Pursuant to Art. 137 of the Code of Commercial Companies

§ 1. The company is represented by general partners who have not been deprived of the right to represent the company under the statute or a valid court decision.

§ 2. Subsequent deprivation of the general partner's right to represent the partnership constitutes an amendment to the articles of association and requires the consent of all other general partners.

§ 3. The general partner may be deprived of the right to represent the partnership against his objection only for important reasons, pursuant to a final court decision.

§ 4. The objection referred to in § 3 should be reported in the minutes of the general meeting or in writing with a signature certified by a notary no later than one month from the date of adopting the resolution by the general meeting.

§ 5. Depriving a general partner of the right to represent the partnership, against the objection referred to in § 3 and § 4, shall release that partner from personal liability for the partnership's obligations arising from the moment of making the relevant entry in the register.

It follows from the cited provision that an action for deprivation of the right to representation is not possible if the following conditions are not met:

  • the statute was amended to which other general partners agreed,

  • an objection was raised by the general partner,

  • the objection was submitted to the minutes of the general meeting and was in the form of a notarial deed or in writing with a notarized signature (if it was submitted outside the general meeting, it should be reported within one month from the date of adopting the resolution by the general meeting),

  • the court decides deprivation of the right for important reasons.

Important!

A general partner deprived of the right to be represented by the court cannot be appointed as an attorney or proxy of the company, as this would be an action aimed at circumventing the law.

Subsequent deprivation of the right to represent the partnership by the general partner by amending the articles of association with his consent

In this case, the deprivation of the right takes place pursuant to an amendment to the company's articles of association, adopted with the appropriate number of votes and with the consent of the general partner to which the exclusion relates.
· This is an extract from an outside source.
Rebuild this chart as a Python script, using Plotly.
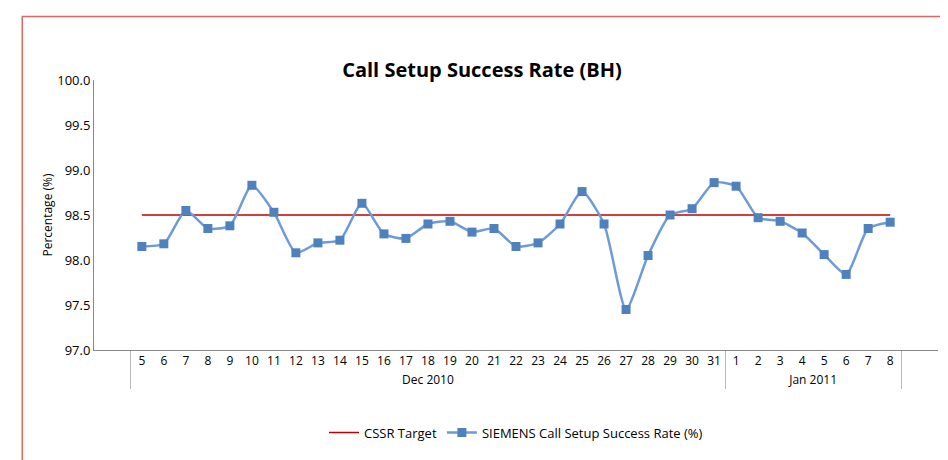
import plotly.graph_objects as go

months = ["Dec 2010"] * 27 + ["Jan 2011"] * 8
days = [str(d) for d in range(5, 32)] + [str(d) + "\u200b" for d in range(1, 9)]
cssr = [98.15, 98.18, 98.55, 98.35, 98.38, 98.83, 98.53, 98.08, 98.19, 98.22,
        98.63, 98.29, 98.24, 98.40, 98.43, 98.31, 98.35, 98.15, 98.19, 98.40,
        98.76, 98.40, 97.45, 98.05, 98.50, 98.57, 98.86, 98.82, 98.47, 98.43,
        98.30, 98.06, 97.84, 98.35, 98.42]
target = [98.5] * len(days)

fig = go.Figure()
fig.add_trace(go.Scatter(x=[months, days], y=target, mode="lines", name="CSSR Target",
                         line=dict(color="#C00000", width=1.5)))
fig.add_trace(go.Scatter(x=[months, days], y=cssr, mode="lines+markers",
                         name="SIEMENS Call Setup Success Rate (%)",
                         line=dict(color="#6C9BD8", width=2.5, shape="spline", smoothing=0.6),
                         marker=dict(symbol="square", size=9, color="#4F81BD")))

fig.update_layout(
    width=948, height=460, paper_bgcolor="white", plot_bgcolor="white",
    margin=dict(l=86, r=18, t=72, b=118),
    font=dict(family="Open Sans", size=13, color="#000"),
    title=dict(text="<b>Call Setup Success Rate (BH)</b>", x=0.5, y=0.88, xanchor="center",
               font=dict(size=20)),
    showlegend=True,
    legend=dict(orientation="h", x=0.5, xanchor="center", y=-0.25, yanchor="top",
                font=dict(size=13), bgcolor="rgba(0,0,0,0)"),
    xaxis=dict(type="multicategory", showline=True, linecolor="#888", showdividers=True,
               dividercolor="#BBB", tickfont=dict(size=12), tickangle=0, showgrid=False),
    yaxis=dict(range=[97.0, 100.0], dtick=0.5, tickformat=".1f", showline=True,
               linecolor="#888", showgrid=False, ticks="", tickfont=dict(size=13),
               title=dict(text="Percentage (%)", font=dict(size=12), standoff=2)),
    shapes=[dict(type="rect", xref="paper", yref="paper", x0=-0.085, x1=1.02, y0=-0.41, y1=1.235,
                 line=dict(color="#E06666", width=1.5))],
)
fig.write_html("out.html")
This situation should be distinguished from the general partner's voluntary resignation from the right of representation by submitting an appropriate declaration of will. In this situation, the general partner does not object to the resolution adopted by the other partners, pursuant to which he is to be deprived of the right to represent the company by amending the articles of association. No objection of the general partner determines the effectiveness of such a resolution. It is worth adding that a general partner deprived of the right to representation in this way may still be appointed by other general partners as an attorney or proxy.

General partner objection

A general partner who does not agree to be deprived of the right to represent the partnership may object to a resolution amending the articles of association. The objection should be included in the minutes at the general meeting, and if the general partner was not present at the general meeting, he / she may raise an objection within one month from the date of adopting the resolution. The objection must then be made in writing with a signature certified by a notary.

Such an objection blocks the possibility of depriving a general partner of the right to represent a general partner as a result of an amendment to the articles of association by other partners. The objection will be examined by a local and substantive common court. The only way to deprive the company of the right to represent the company after an objection is raised is by a court decision.

Important!

The personal liability of the general partner for the obligations of the partnership who has objected to the amendment to the statute depriving him of the right to representation and who has been deprived of this right by a court decision, shall cease from the moment of his removal from the register. On the other hand, if the general partner has consented to such an amendment to the articles of association or has voluntarily resigned from the right of representation, there are no changes in the scope of his responsibility for the partnership's obligations.